Runway

dsn

Services are currently in public beta, with additional features—such as enhanced statistics and support for more service types—set to roll out in the coming weeks.

The runway service dsn <name> command generates a Data Source Name (DSN) for your service and sets it as an environment variable, making it immediately available for automation and seamless integration with your applications.

DSNs are supported by a number of frameworks and represent the credential string that is necessary for your application to connect to e.g. a database. We support PostgreSQL (DATABASE_URL) and Cache (REDIS_URL).
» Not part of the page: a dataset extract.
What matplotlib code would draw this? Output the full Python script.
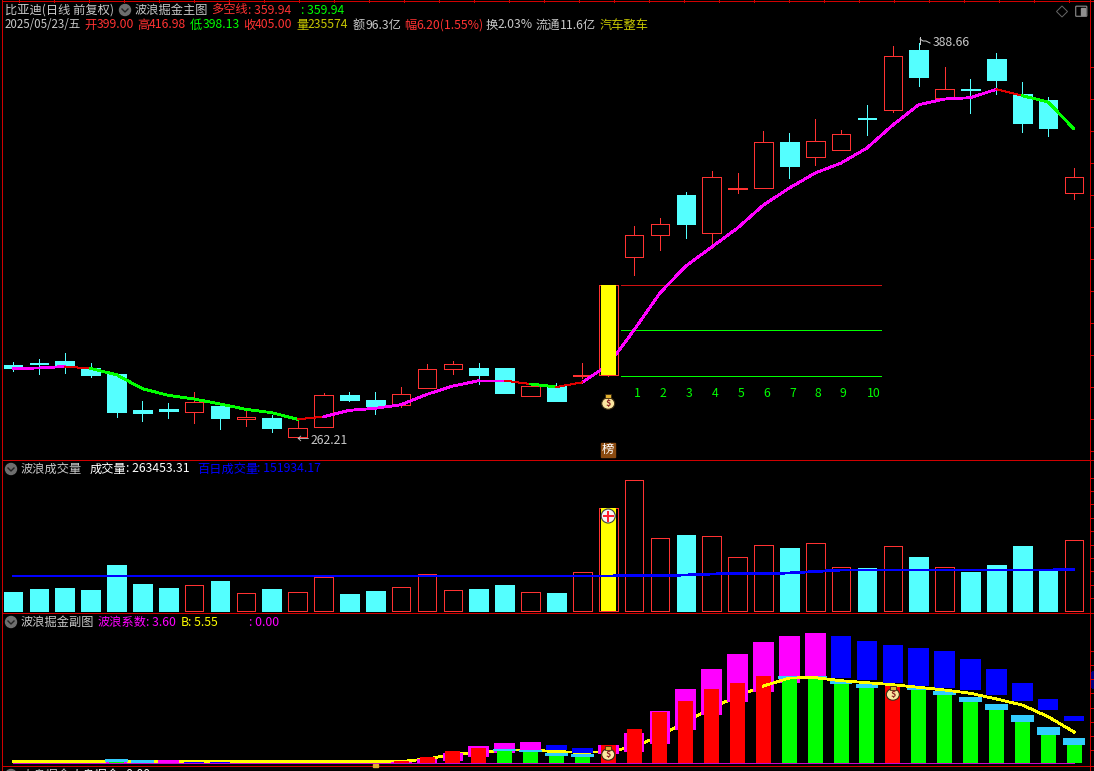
import numpy as np
import matplotlib
matplotlib.use('Agg')
import matplotlib.pyplot as plt
from matplotlib.patches import Rectangle, Ellipse, Circle, FancyBboxPatch, Polygon

plt.rcParams['font.family'] = ['Noto Sans CJK SC', 'DejaVu Sans']

# Candles (price)
opens = [285.57, 286.21, 286.85, 284.61, 282.69, 271.17, 271.49, 270.53, 272.45, 268.29, 268.61, 262.37, 265.57, 275.97,
         274.37, 272.77, 278.21, 284.29, 284.61, 284.61, 275.65, 278.85, 282.21, 282.37, 320.13, 327.17, 339.97, 327.81,
         341.73, 342.21, 356.93, 352.13, 354.37, 364.45, 367.17, 386.37, 371.01, 373.73, 383.49, 372.29, 370.37, 340.61]
highs = [286.53, 287.49, 289.41, 286.21, 282.69, 274.05, 273.41, 276.93, 272.45, 271.17, 269.57, 267.65, 276.61, 276.93,
         276.93, 278.53, 285.89, 286.85, 286.21, 284.61, 279.81, 279.81, 286.21, 311.17, 330.05, 332.61, 340.93, 347.65,
         347.01, 360.45, 359.81, 364.29, 360.77, 368.77, 387.65, 388.66, 380.93, 377.09, 385.41, 376.13, 371.33, 348.61]
lows = [283.65, 282.69, 283.01, 281.73, 268.93, 267.65, 268.61, 267.01, 265.09, 266.05, 264.13, 262.21, 265.57, 274.05,
        269.89, 272.13, 278.21, 282.69, 279.49, 276.61, 275.65, 274.05, 281.41, 282.05, 314.37, 322.37, 326.21, 323.01,
        340.61, 342.21, 345.41, 349.57, 354.37, 359.17, 366.53, 374.85, 371.01, 366.21, 372.29, 360.13, 358.85, 338.69]
closes = [284.61, 285.89, 285.25, 282.37, 270.53, 270.21, 270.85, 273.73, 268.61, 268.93, 265.41, 265.41, 275.97, 274.37,
          272.45, 276.29, 284.29, 285.89, 282.37, 276.61, 278.85, 274.05, 282.37, 311.17, 327.17, 330.69, 330.69, 345.73,
          342.05, 356.93, 349.25, 357.25, 359.49, 364.29, 384.45, 377.73, 373.89, 373.41, 376.77, 362.97, 361.41, 345.73]

# Wave line and its colour per segment
wave = [284.45, 284.61, 285.09, 284.45, 282.47, 277.99, 275.87, 274.69, 273.09, 271.39, 270.31, 268.19, 269.03, 271.07,
        271.71, 272.87, 276.19, 278.85, 280.55, 280.55, 279.49, 278.53, 280.03, 285.57, 296.77, 308.61, 317.25, 323.33,
        329.41, 336.77, 342.21, 347.01, 350.21, 355.01, 362.37, 368.87, 370.69, 371.11, 373.79, 371.75, 369.73, 361.09]
waveState = list('mmrggggggggrmmmmmmmrgrmmmmmmmmmmmmmmmmrgg')

levels = [311.17, 296.77, 282.05]
levelColors = ['#d01010', '#00ff00', '#00ff00']
countLabels = ['1', '2', '3', '4', '5', '6', '7', '8', '9', '10']
countPos = [24.12, 25.12, 26.12, 27.12, 28.12, 29.12, 30.12, 31.12, 32.08, 33.27]

# Volume
volume = [81700, 94600, 98900, 90300, 197800, 116100, 98900, 110500, 129000, 76100, 94600, 80400, 144900, 73100,
          86000, 101900, 159100, 90300, 94600, 111800, 81700, 77400, 167700, 442900, 563300, 313900, 326800, 322500,
          232200, 283800, 270900, 292400, 189200, 184900, 279500, 232200, 189200, 167700, 197800, 279500, 172000, 305300]
volumeMA = [150500] * 24 + [152650, 152650, 154800, 159100, 161250, 161250, 163400, 169850, 176300, 176300,
                            176300, 176300, 176300, 176300, 176300, 176300, 176300, 178450]

# Lower panel: narrow bars, caps, floating wide bars, yellow line
narrow = [0, 0, 0, 0, 0.4, 0.2, 0, 0, 0, 0, 0, 0, 0, 0, 0, 0.4, 1.2, 2.4, 3.06, 2.6, 2.46, 1.6, 1.46, 3.6, 6.8, 10.26,
          12.4, 14.8, 16.0, 17.4, 17.06, 17.06, 16.0, 15.2, 15.4, 14.8, 13.8, 12.4, 10.8, 8.4, 5.8, 3.8]
capTop = [0, 0, 0, 0, 0.74, 0.54, 0, 0, 0, 0, 0, 0, 0, 0, 0, 0, 0, 0, 0, 2.74, 2.6, 2.0, 1.86, 0, 0, 0,
          0, 0, 0, 0, 17.46, 17.34, 16.6, 15.8, 0, 15.2, 14.4, 13.2, 11.8, 9.6, 7.2, 5.0]
wideHi = [0, 0, 0, 0, 0.2, 0.2, 0.54, 0.3, 0.3, 0.1, 0, 0, 0, 0, 0, 0.2, 0.8, 2.0, 3.4, 4.0, 4.2, 3.6, 3.0, 3.6, 6.0, 10.4,
          14.8, 18.8, 21.8, 24.2, 25.4, 26.0, 25.4, 24.4, 23.6, 23.0, 22.4, 20.8, 18.8, 16.0, 12.8, 9.4]
wideLo = [0, 0, 0, 0, 0, 0, 0, 0.1, 0, 0, 0, 0, 0, 0, 0, 0, 0, 0.4, 1.2, 2.0, 2.46, 2.6, 2.06, 1.8, 2.26, 3.8,
          6.6, 9.6, 12.2, 14.2, 16.0, 16.8, 17.06, 16.6, 15.94, 15.4, 15.0, 14.6, 13.6, 12.4, 10.6, 8.4]
wideBlue = [0, 0, 0, 0, 0, 0, 0, 1, 1, 1, 0, 0, 0, 0, 0, 0, 0, 0, 0, 0, 0, 1, 1, 0, 0, 0,
            0, 0, 0, 0, 0, 0, 1, 1, 1, 1, 1, 1, 1, 1, 1, 1]
yellowLine = [0.3, 0.3, 0.3, 0.3, 0.3, 0.3, 0.3, 0.3, 0.3, 0.3, 0.3, 0.3, 0.3, 0.3, 0.3, 0.3, 0.8, 1.74,
              2.0, 2.6, 2.6, 2.26, 2.14, 2.26, 3.26, 5.4, 8.26, 10.94, 13.4, 15.4, 17.0, 17.06, 16.46, 16.06, 15.66,
              15.14, 14.6, 13.94, 12.8, 11.6, 9.26, 6.2]

RED = '#ff3232'
CYAN = '#54ffff'
FRAME = '#d00000'
GRAY = '#c8c8c8'
THIN = 0.72
THICK = 1.3
W, H = 1094, 771
idx = np.arange(len(closes))
xlim = (-0.386, 41.618)

fig = plt.figure(figsize=(W / 100, H / 100), dpi=100, facecolor='black')

def panel(top, bottom, ylim):
    ax = fig.add_axes([3 / W, (H - bottom) / H, 1087 / W, (bottom - top) / H], facecolor='black')
    ax.set_xlim(*xlim)
    ax.set_ylim(*ylim)
    ax.axis('off')
    return ax

axMain = panel(2, 460, (255.17, 401.73))
axVol = panel(461, 613, (-8600, 645000))
axSub = panel(613, 767, (-0.8, 30))

# Overlay in pixel coordinates for frame, text and icons
ov = fig.add_axes([0, 0, 1, 1], facecolor='none')
ov.set_xlim(0, W)
ov.set_ylim(H, 0)
ov.axis('off')

# Main panel
for i in idx:
    up = closes[i] >= opens[i]
    col = RED if up else CYAN
    axMain.vlines(i, lows[i], highs[i], color=col, lw=THIN, zorder=2, antialiased=False)
    lo, hi = min(opens[i], closes[i]), max(opens[i], closes[i])
    axMain.bar(i, hi - lo, 0.72, bottom=lo, facecolor='black' if up else CYAN, edgecolor=col, lw=THIN, zorder=3,
               antialiased=False)
axMain.bar(23, closes[23] - opens[23], 0.58, bottom=opens[23], color='#ffff00', zorder=4, antialiased=False)

segStyle = {'m': ('#ff00ff', THICK), 'g': ('#00ff00', THICK), 'r': ('#e00000', THIN)}
for i, s in enumerate(waveState):
    c, lw = segStyle[s]
    axMain.plot(idx[i:i + 2], wave[i:i + 2], color=c, lw=lw, zorder=3.5 if i in (22, 23) else 5, solid_capstyle='round',
                antialiased=False)
axMain.hlines(levels, 23.49, 33.54, colors=levelColors, lw=THIN, zorder=2.5, antialiased=False)
for t, x in zip(countLabels, countPos):
    axMain.text(x, 276.4, t, color='#00ff00', fontsize=8.8, ha='center', va='center')

# Volume panel
for i in idx:
    up = closes[i] >= opens[i]
    col = RED if up else CYAN
    axVol.bar(i, volume[i], 0.72, facecolor='black' if up else CYAN, edgecolor=col, lw=THIN, zorder=2, antialiased=False)
axVol.bar(23, volume[23], 0.58, color='#ffff00', zorder=3, antialiased=False)
axVol.plot(idx, volumeMA, color='#0000ff', lw=THICK, zorder=4, antialiased=False)

# Lower panel
for i in idx:
    if wideHi[i] > wideLo[i]:
        axSub.bar(i, wideHi[i] - wideLo[i], 0.8, bottom=wideLo[i], color='#0000ff' if wideBlue[i] else '#ff00ff',
                  zorder=2, antialiased=False)
    if narrow[i] > 0:
        green = capTop[i] > 0
        axSub.bar(i, narrow[i], 0.58, color='#00ff00' if green else '#ff0000', zorder=4, antialiased=False)
        if green:
            axSub.bar(i, capTop[i] - narrow[i] + 0.2, 0.88, bottom=narrow[i] - 0.2, color='#33ccff', zorder=4.5,
                      antialiased=False)
axSub.plot(idx[:30], yellowLine[:30], color='#ffff00', lw=THICK, zorder=1, antialiased=False)
axSub.plot(idx[29:], yellowLine[29:], color='#ffff00', lw=THICK, zorder=5, antialiased=False)
axSub.hlines(0, 0, 41, color='#d000d0', lw=THIN, zorder=3, antialiased=False)

# Frame and right side ticks
ov.hlines([0.5, 459.5, 612.5, 765.5], 2, 1094, color=FRAME, lw=THIN, antialiased=False)
ov.vlines(1.5, 0, H, color=FRAME, lw=THIN, antialiased=False)
ov.vlines(1089.5, 0, H, color=FRAME, lw=THIN, antialiased=False)
rightTicks = list(np.arange(66.7, 460, 32)) + list(np.arange(477.7, 605, 13.4)) + list(np.arange(650.7, 760, 14.2))
ov.hlines(rightTicks, 1090, 1094, color=FRAME, lw=THIN, antialiased=False)
ov.vlines(np.arange(19, 1094, 35), 0, 1.5, color=FRAME, lw=THIN, antialiased=False)
ov.add_patch(Rectangle((1091.5, 671.5), 3, 15, color='#000080', antialiased=False))

def put(x, y, s, color=GRAY, size=8.8):
    ov.text(x, y, s, color=color, fontsize=size, ha='left', va='center')

def arrowIcon(x, y):
    ov.add_patch(Circle((x, y), 5.5, color='#6e6e6e', zorder=6))
    ov.plot([x - 3, x, x + 3], [y - 1, y + 2, y - 1], color='#222222', lw=1, zorder=7)

# Header text
rowA, rowB = 10, 25
put(5, rowA, '比亚迪(日线 前复权)')
arrowIcon(125, 10)
put(135, rowA, '波浪掘金主图')
put(211, rowA, '多空线', RED)
put(248, rowA, ': 359.94', RED)
put(301, rowA, ': 359.94', '#00ff00')

headerTexts = ['2025/05/23/五', '开', '399.00', '高', '416.98', '低', '398.13', '收', '405.00', '量', '235574', '额', '96.3亿',
               '幅', '6.20(1.55%)', '换', '2.03%', '流通', '11.6亿', '汽车整车']
headerX = [5, 84, 97, 137, 149, 190, 203, 243, 255, 296, 308, 353, 365, 404, 416, 486, 498, 536, 560, 600]
headerCol = [GRAY, RED, RED, RED, RED, '#00ff00', '#00ff00', RED, RED, '#c8c800', '#c8c800', GRAY, GRAY, RED, RED, GRAY,
             GRAY, GRAY, GRAY, '#c8c800']
for t, x, c in zip(headerTexts, headerX, headerCol):
    put(x, rowB, t, c, 8.3 if t.startswith('2025') else 8.8)

arrowIcon(11, 469)
put(21, 469, '波浪成交量')
put(90, 469, '成交量', '#ffffff')
put(126, 469, ': 263453.31', '#ffffff')
put(197, 469, '百日成交量', '#0000ff')
put(257, 469, ': 151934.17', '#0000ff')

arrowIcon(11, 622)
put(21, 622, '波浪掘金副图')
put(98, 622, '波浪系数', '#ff00ff')
put(146, 622, ': 3.60', '#ff00ff')
put(181, 622, 'B', '#ffff00')
put(188, 622, ': 5.55', '#ffff00')
put(249, 622, ': 0.00', '#ff00ff')

# Fourth panel header, cut by the window edge as in the screenshot
arrowIcon(11, 775)
put(21, 775, '大盘掘金')
put(70, 775, '大盘掘金', '#ffffff')
put(120, 775, ': 0.00', '#ffffff')

# Top right buttons
ov.add_patch(Polygon([(1062, 6), (1067.5, 11.5), (1062, 17), (1056.5, 11.5)], closed=True, fill=False, ec='#666666', lw=0.7))
ov.add_patch(FancyBboxPatch((1076.5, 7), 9.5, 8.5, boxstyle='round,pad=0.8', fill=False, ec='#808080', lw=0.9))
ov.add_patch(Rectangle((1081, 8), 4, 7, color='#909090'))

# High and low labels
put(933, 43, '388.66', GRAY, 8.8)
put(311, 441, '262.21', GRAY, 8.8)
put(297, 439, '←', GRAY, 8.8)
ov.plot([919.5, 919.5], [37, 44], color=GRAY, lw=THIN, antialiased=False)
ov.plot([920, 923, 926, 930], [39, 41, 41, 43], color=GRAY, lw=THIN)

def toPix(ax, i, v):
    px, py = ax.transData.transform((i, v))
    return px, H - py

def moneyBag(ax, i, v):
    x, y = toPix(ax, i, v)
    ov.add_patch(Ellipse((x, y + 1.5), 13, 11.5, fc='#fbe6a0', ec='#3a2a10', lw=0.8, zorder=8))
    ov.add_patch(Rectangle((x - 3, y - 7.5), 6, 4, fc='#e0b030', ec='#3a2a10', lw=0.6, zorder=8))
    ov.text(x, y + 1.5, '$', color='#8a2020', fontsize=6.5, fontweight='bold', ha='center', va='center', zorder=9)

moneyBag(axMain, 23, 273.73)
moneyBag(axSub, 23, 2.0)
moneyBag(axSub, 34, 14.0)

# Plus badge on the volume bar
bx, by = toPix(axVol, 23, 408500)
ov.add_patch(Circle((bx, by), 7, fc='#f4f4f4', ec='#404040', lw=0.8, zorder=8))
ov.plot([bx - 4.5, bx + 4.5], [by, by], color='#ff2030', lw=1.3, zorder=9, antialiased=False)
ov.plot([bx, bx], [by - 4.5, by + 4.5], color='#ff2030', lw=1.3, zorder=9, antialiased=False)

# 榜 tag at the foot of the main panel
tx, ty = toPix(axMain, 23, 258.4)
ov.add_patch(Rectangle((tx - 7, ty - 6.5), 13.5, 13.5, color='#8a4a10', zorder=8))
ov.text(tx, ty, '榜', color='white', fontsize=8.8, ha='center', va='center', zorder=9)

# Small gold mark near the bottom of the lower panel
mx, my = toPix(axSub, 14, -0.4)
ov.add_patch(Rectangle((mx - 2.5, my - 1), 5, 3, color='#e0b030', zorder=8))

fig.savefig('out.png', dpi=100, facecolor='black')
$ runway service dsn db-test
DATABASE_URL=postgres://app:xxx@db-test-rw.db-test.svc.cluster.local:5432/app

Example

A concious example to show case automation:

$ runway app create -a my-new-app
...
$ runway service create new-db --type postgres --plan std-launch
...
$ runway app config set $(runway service dsn new-db) -a my-new-app
...

What is a DSN?

A DSN is essentially a formatted connection string that provides all the necessary details for an application to connect to a database or service. It typically includes information such as the username, password, host, port, database name, and sometimes additional connection options. For example, a DSN for PostgreSQL might look like this:

postgres://username:password@hostname:port/database?sslmode=require

By using this command, Runway eliminates the need to manually configure or retrieve connection details. The DSN is automatically prepared and injected into your app’s environment via (runway app config set), ensuring that your services are ready to use with minimal setup. This approach simplifies workflows, supports automation, and ensures consistency across deployments.